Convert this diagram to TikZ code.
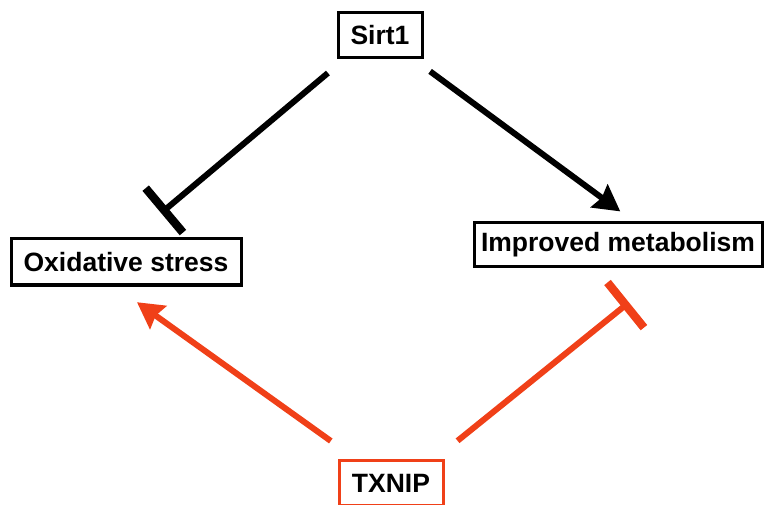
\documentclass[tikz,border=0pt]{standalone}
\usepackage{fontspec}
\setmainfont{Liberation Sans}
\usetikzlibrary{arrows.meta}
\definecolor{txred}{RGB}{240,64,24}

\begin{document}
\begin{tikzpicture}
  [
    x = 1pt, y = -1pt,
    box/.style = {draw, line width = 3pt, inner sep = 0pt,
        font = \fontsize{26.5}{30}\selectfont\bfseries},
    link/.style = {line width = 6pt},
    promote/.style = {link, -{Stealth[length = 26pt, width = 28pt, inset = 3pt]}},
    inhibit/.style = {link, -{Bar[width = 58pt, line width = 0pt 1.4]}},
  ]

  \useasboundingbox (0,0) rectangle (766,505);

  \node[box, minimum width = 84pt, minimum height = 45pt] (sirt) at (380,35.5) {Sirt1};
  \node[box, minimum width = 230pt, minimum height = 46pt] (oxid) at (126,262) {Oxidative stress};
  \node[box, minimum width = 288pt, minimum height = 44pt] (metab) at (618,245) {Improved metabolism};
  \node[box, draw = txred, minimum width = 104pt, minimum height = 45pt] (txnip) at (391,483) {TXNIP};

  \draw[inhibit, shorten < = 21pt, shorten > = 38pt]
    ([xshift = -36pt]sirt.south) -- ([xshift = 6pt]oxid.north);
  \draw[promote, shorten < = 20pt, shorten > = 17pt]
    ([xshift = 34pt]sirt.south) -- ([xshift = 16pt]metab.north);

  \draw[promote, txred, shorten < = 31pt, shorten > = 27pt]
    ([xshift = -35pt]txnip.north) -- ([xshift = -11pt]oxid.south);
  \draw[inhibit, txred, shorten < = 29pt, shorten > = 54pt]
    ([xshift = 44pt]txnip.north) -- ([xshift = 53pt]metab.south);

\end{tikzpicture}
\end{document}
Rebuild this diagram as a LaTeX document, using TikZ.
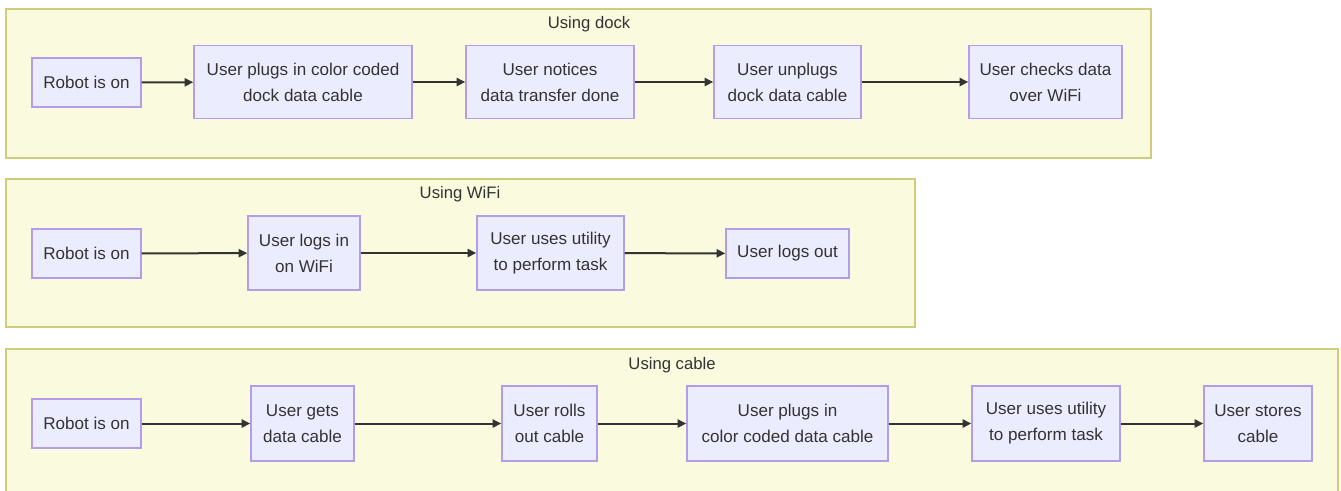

⁂

> _Stated problem_
Your task is to reproduce the entries above word for word, from the first line through the line with "(0,0) rectangle (766,505);", and please leave out any pictures.

> _Exercise answer_
Convert this diagram to TikZ code.
\documentclass[tikz,border=0pt]{standalone}
\usepackage{fontspec}
\setmainfont{Liberation Sans}
\usetikzlibrary{arrows.meta}
\definecolor{txred}{RGB}{240,64,24}

\begin{document}
\begin{tikzpicture}
  [
    x = 1pt, y = -1pt,
    box/.style = {draw, line width = 3pt, inner sep = 0pt,
        font = \fontsize{26.5}{30}\selectfont\bfseries},
    link/.style = {line width = 6pt},
    promote/.style = {link, -{Stealth[length = 26pt, width = 28pt, inset = 3pt]}},
    inhibit/.style = {link, -{Bar[width = 58pt, line width = 0pt 1.4]}},
  ]

  \useasboundingbox (0,0) rectangle (766,505);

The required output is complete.